Nature and Torah: Thoughts for Parashat Lekh Lekha

Angel for Shabbat, Parashat Lekh Lekha

by Rabbi Marc D. Angel

In Chapter 2 of his “Laws of Foundations of Torah,” Maimonides discusses the commandments to love and fear God. “What is the way to love and fear Him? When one contemplates His wondrous and great works and creations and sees in them His infinite wisdom, immediately he loves and praises and exalts and yearns with an overwhelming yearning to know His great Name….On meditating these very things, one immediately recoils, fears and trembles, realizing that he is a tiny, low and obscure being of small intelligence standing before the One with perfect wisdom…”

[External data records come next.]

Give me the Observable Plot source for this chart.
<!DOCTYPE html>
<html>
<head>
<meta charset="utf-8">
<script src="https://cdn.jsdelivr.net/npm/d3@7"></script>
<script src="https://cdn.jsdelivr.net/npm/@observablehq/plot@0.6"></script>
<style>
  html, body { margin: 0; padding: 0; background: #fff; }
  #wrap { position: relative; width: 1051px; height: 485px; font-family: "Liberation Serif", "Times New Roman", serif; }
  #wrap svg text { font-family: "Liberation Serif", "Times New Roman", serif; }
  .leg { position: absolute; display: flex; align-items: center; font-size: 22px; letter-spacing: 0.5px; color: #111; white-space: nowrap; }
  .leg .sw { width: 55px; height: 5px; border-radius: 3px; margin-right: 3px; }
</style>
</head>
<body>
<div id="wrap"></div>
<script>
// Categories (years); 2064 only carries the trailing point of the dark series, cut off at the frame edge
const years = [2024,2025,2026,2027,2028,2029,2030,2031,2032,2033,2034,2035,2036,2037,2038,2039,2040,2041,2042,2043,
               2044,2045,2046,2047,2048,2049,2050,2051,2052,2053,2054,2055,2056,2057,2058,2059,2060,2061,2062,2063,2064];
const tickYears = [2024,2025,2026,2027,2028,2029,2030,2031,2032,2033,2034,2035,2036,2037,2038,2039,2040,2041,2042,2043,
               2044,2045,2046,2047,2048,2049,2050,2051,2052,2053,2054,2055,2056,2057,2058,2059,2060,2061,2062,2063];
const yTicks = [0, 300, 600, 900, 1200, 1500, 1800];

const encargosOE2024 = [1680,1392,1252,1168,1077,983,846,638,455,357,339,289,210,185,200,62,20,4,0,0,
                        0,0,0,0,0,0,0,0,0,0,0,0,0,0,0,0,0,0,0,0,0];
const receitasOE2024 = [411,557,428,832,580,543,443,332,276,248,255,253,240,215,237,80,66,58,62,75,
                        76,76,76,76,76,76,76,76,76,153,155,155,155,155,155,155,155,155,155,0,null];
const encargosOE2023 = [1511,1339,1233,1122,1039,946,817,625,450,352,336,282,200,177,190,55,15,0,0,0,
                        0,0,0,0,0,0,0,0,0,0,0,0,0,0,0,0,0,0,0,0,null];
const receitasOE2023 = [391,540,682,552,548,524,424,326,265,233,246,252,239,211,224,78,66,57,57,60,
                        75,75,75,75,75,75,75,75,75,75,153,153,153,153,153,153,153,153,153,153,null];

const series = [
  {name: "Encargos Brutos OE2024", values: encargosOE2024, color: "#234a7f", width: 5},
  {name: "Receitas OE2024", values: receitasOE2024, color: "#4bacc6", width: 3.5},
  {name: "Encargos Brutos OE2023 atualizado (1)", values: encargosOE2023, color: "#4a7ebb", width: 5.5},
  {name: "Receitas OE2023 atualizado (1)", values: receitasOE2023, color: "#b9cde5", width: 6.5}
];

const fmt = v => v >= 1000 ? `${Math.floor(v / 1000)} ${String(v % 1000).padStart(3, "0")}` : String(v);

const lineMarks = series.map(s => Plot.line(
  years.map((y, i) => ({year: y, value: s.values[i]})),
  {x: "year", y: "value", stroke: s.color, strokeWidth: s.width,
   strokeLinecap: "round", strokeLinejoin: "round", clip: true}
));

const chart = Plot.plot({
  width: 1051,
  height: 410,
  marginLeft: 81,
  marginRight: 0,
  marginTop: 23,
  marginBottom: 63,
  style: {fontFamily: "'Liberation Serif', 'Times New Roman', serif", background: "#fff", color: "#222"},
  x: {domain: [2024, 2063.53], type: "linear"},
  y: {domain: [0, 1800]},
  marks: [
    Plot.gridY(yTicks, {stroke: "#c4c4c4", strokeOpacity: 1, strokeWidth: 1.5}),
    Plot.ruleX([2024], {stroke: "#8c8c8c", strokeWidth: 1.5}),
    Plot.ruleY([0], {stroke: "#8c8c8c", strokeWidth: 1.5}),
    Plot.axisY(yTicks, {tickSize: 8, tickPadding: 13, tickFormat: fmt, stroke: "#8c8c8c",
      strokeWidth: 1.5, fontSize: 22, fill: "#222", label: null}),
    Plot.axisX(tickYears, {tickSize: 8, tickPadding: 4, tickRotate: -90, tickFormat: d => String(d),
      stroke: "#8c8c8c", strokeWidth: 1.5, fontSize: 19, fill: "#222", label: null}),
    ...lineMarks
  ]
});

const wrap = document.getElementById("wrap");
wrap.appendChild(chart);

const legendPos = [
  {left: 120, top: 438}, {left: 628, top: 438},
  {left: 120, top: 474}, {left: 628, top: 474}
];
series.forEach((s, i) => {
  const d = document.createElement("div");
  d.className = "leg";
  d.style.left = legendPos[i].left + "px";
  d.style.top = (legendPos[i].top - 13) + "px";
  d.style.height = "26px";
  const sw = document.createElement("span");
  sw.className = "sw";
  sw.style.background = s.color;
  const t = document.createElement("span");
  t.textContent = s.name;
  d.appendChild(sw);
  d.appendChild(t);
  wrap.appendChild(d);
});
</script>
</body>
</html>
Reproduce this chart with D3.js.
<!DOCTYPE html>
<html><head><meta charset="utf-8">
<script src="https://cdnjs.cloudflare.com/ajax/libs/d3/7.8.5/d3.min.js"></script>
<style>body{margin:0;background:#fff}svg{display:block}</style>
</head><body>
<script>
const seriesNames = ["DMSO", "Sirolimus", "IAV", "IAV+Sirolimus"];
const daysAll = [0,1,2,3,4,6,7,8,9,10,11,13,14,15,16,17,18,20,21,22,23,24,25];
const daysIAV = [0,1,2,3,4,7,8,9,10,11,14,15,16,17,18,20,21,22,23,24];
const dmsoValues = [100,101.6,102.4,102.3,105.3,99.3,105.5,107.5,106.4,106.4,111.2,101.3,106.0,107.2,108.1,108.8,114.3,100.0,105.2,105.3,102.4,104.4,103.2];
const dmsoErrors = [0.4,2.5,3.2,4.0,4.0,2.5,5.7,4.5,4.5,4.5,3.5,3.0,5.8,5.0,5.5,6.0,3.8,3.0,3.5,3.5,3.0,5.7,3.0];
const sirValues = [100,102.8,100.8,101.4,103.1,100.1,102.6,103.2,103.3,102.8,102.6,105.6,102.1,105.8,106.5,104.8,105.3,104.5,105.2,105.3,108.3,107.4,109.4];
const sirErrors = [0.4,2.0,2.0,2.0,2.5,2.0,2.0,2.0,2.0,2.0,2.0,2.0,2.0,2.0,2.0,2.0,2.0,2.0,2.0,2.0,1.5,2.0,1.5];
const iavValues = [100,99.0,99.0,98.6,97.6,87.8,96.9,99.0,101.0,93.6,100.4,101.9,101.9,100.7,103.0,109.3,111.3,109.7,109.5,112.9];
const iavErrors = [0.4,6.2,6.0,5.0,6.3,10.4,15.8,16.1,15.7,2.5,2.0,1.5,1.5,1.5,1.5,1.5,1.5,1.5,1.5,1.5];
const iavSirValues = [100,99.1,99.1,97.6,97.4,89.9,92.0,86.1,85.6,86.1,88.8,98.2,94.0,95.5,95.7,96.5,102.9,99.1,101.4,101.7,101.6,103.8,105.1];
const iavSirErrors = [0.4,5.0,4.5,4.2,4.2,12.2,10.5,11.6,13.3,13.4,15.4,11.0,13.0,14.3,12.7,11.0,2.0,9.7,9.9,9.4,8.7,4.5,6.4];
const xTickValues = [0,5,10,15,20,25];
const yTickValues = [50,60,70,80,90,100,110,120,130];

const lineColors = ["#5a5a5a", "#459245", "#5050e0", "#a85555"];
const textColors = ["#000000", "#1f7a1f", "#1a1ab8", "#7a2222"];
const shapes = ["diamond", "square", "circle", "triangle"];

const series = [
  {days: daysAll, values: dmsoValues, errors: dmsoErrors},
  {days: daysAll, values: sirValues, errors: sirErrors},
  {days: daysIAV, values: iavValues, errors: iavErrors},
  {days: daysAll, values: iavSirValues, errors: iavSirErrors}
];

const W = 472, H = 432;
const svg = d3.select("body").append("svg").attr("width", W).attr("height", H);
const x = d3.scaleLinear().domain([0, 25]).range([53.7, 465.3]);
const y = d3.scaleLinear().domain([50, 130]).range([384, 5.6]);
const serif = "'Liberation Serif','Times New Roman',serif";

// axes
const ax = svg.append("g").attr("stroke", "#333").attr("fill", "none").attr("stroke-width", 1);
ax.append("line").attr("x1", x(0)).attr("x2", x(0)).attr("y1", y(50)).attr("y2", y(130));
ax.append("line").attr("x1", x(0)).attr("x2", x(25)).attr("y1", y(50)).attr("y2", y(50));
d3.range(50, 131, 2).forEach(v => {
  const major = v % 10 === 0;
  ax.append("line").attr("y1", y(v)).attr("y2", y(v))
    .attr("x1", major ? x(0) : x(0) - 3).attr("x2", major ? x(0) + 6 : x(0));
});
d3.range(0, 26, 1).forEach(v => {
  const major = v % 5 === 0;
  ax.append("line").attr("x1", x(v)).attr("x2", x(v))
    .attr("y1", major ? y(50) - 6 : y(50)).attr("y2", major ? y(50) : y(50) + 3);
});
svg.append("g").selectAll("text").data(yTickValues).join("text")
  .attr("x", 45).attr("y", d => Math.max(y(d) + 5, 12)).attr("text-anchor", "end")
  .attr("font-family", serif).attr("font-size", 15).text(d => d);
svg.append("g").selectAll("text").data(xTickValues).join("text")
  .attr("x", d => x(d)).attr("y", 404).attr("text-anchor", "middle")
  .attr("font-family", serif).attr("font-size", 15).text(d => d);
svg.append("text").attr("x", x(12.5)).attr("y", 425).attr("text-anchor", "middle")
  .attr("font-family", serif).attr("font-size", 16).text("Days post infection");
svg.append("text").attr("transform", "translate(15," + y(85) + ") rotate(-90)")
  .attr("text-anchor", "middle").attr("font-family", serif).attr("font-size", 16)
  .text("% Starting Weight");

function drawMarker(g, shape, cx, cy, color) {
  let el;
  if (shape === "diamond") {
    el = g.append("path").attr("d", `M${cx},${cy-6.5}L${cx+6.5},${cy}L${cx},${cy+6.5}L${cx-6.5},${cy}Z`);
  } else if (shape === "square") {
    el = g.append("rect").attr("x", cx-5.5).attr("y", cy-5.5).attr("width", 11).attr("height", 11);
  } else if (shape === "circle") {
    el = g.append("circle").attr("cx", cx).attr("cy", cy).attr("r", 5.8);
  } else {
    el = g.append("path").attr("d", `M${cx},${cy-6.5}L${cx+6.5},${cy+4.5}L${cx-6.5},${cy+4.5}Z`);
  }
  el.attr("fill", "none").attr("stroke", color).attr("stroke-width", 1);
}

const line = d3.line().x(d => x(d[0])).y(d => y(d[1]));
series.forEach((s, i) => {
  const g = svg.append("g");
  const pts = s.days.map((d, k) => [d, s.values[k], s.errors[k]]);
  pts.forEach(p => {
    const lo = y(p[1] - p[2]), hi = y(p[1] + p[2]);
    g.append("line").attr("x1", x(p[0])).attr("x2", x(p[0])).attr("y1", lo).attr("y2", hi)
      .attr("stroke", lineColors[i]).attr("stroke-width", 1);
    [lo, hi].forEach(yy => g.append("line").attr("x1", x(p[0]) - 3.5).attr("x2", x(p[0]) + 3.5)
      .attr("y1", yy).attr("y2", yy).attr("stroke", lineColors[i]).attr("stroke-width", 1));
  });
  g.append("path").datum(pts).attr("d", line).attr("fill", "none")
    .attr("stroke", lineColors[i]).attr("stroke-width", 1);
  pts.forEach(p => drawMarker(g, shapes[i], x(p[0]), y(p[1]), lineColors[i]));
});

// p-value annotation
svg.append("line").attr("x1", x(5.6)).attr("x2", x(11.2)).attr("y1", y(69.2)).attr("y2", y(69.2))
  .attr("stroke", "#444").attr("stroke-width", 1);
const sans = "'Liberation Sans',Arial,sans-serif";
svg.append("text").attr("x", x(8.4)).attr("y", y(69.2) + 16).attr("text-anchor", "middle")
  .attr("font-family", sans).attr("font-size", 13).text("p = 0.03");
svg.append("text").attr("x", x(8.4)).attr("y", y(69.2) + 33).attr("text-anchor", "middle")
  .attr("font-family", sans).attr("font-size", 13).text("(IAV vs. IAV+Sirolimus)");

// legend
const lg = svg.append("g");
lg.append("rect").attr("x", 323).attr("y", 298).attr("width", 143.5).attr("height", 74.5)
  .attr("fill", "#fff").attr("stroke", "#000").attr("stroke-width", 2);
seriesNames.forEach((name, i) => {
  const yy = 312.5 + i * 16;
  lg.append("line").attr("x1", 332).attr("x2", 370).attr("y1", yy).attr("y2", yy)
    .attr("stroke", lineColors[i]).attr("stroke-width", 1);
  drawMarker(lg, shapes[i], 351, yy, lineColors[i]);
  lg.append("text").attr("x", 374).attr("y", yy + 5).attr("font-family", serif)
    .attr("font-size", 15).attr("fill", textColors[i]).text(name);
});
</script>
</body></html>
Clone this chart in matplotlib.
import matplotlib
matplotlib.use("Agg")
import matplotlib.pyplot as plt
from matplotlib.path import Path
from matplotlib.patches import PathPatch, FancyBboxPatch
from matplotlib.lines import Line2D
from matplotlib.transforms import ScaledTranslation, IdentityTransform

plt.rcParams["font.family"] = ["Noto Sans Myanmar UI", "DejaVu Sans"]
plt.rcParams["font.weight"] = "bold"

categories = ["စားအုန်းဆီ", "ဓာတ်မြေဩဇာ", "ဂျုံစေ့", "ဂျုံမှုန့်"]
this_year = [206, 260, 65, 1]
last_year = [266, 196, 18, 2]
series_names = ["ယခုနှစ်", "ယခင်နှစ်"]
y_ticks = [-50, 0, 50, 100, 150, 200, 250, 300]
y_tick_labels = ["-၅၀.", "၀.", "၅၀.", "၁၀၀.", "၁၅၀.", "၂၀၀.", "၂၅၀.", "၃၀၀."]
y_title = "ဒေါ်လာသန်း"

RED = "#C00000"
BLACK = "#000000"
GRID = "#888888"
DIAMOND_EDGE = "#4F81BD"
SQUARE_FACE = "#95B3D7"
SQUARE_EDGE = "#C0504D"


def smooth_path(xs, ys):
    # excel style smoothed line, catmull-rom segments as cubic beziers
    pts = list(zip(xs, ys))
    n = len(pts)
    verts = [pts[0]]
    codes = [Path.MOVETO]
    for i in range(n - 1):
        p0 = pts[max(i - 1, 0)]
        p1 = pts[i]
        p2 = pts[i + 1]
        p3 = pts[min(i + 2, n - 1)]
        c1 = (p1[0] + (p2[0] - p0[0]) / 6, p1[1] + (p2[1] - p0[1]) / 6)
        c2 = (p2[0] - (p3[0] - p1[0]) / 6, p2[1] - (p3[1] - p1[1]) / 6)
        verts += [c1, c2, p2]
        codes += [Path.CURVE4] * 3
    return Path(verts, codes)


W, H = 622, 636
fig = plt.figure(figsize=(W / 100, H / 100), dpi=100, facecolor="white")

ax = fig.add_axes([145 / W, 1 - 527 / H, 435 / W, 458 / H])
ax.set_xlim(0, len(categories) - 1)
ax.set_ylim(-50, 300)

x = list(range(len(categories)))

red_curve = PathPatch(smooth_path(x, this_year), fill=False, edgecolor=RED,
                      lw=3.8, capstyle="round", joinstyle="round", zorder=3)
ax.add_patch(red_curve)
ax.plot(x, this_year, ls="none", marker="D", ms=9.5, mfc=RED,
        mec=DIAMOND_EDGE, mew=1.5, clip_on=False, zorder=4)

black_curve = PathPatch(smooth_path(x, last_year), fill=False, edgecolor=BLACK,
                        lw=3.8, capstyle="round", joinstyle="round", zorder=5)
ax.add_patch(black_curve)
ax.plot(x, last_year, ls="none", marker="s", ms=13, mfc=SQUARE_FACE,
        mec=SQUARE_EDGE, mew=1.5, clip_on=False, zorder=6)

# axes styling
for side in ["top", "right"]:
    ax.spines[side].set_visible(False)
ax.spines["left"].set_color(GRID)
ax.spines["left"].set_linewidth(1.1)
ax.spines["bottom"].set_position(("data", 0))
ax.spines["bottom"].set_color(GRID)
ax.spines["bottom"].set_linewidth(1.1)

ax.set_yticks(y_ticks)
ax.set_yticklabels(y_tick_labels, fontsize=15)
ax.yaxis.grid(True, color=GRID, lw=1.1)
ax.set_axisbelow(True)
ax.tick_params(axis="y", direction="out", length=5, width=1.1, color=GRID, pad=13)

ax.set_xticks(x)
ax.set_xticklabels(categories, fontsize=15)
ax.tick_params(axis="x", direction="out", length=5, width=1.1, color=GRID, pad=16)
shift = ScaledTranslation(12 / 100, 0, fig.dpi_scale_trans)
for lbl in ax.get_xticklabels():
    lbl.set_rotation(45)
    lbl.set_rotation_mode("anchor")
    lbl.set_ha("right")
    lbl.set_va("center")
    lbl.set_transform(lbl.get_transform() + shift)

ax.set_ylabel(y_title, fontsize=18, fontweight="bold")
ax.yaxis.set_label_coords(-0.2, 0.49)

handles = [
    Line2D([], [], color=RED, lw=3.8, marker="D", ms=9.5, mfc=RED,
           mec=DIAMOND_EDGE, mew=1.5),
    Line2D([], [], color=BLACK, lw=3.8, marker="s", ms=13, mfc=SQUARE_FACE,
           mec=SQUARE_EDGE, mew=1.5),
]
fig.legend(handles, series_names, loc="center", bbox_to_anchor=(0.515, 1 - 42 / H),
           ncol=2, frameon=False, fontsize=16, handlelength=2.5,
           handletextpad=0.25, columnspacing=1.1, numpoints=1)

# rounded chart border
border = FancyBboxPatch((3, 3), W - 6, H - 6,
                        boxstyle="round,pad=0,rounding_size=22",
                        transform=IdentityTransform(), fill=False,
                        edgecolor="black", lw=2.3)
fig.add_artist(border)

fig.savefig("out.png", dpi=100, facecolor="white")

Significantly, Maimonides locates love and fear of God in a universal context. Every human being can contemplate the wonders of nature and detect the greatness of the Creator. Maimonides might have written that one learns love and fear of God by studying the Torah…God’s word. But by specifically including this passage in his section on Foundations of Torah, he was teaching us that we are not only Jews with a Torah…but we are human beings who share in the universal human spiritual adventure.

This week’s Torah portion begins with God’s command to Abram to leave his land, his birthplace, the house of his parents. Abram was to go to a land that God would show him and start a new chapter in the history of humanity.

The Torah does not indicate why God chose Abram for this awesome challenge. Rabbinic tradition filled the void with various Midrashic stories that highlight Abram’s spiritual greatness. Although his father Terah was an idolater, Abram repudiated idolatry and shattered his father’s idols. Abram did not inherit faith in One God, but discovered God through philosophical questioning. In viewing the wondrous and great works and creations, he concluded that these things could not have just happened on their own. There must be a Creator who set things in order.

Abram discovered God centuries before the Torah was revealed to the Israelites at Mount Sinai. The Midrashim underscore that God is accessible to us through our universal human capacities.

The opening chapters of the Torah, from the creation story, through Noah and Abram/Abraham, are directed at humanity at large…not just at the Jewish People. The message is: through philosophy and science, human beings can attain love and fear of God.

Jews have an additional route to God: the Torah. Each morning in our prayers, we thank the Almighty for having granted Torah to the People of Israel. The teachings and commandments of Torah put us in contact with God’s word and God’s will…and the more we study and internalize Torah, the more we are able to deepen our connection with God.

Jewish tradition, thus, has two roads to God: the natural world, which reveals God as Creator; and the Torah, which records the words of God to the people of Israel. But the Torah itself leads us back to the first road, the road of experiencing God as Creator. The Torah and nature are bound together.

 The relationship of Torah and nature is evident in Psalm 19. The psalm has two distinct parts which at first glance seem to be unconnected. It begins: “The heavens declare the glory of God, and the firmament tells His handiwork. Day unto day utters the tale, night unto night unfolds knowledge. There is no word, no speech, their voice is not heard, yet their course extends through all the world, and their theme to the end of the world.” It goes on to describe the sun which rejoices as a strong man prepared to run his course. “Its setting forth is from one end of the skies, its circuit unto the other extreme, and nothing is hidden from its heat.” Then the psalm makes an abrupt shift. It continues: “The law of the Lord is perfect, comforting the soul…the precepts of the Lord are right, rejoicing the heart. The commandment of the Lord is clear, enlightening the eyes.” From a description of the glory of God as manifested in the natural world, the psalm jumps to a praise of the Torah, God’s special revelation to the people of Israel.

 The psalm is teaching that one may come to an understanding of God both through the natural world and through the Torah.

For the Jewish People, Abraham is our father (Avraham Avinu) and Moses is our teacher (Moshe Rabbeinu)…and both lead us to God.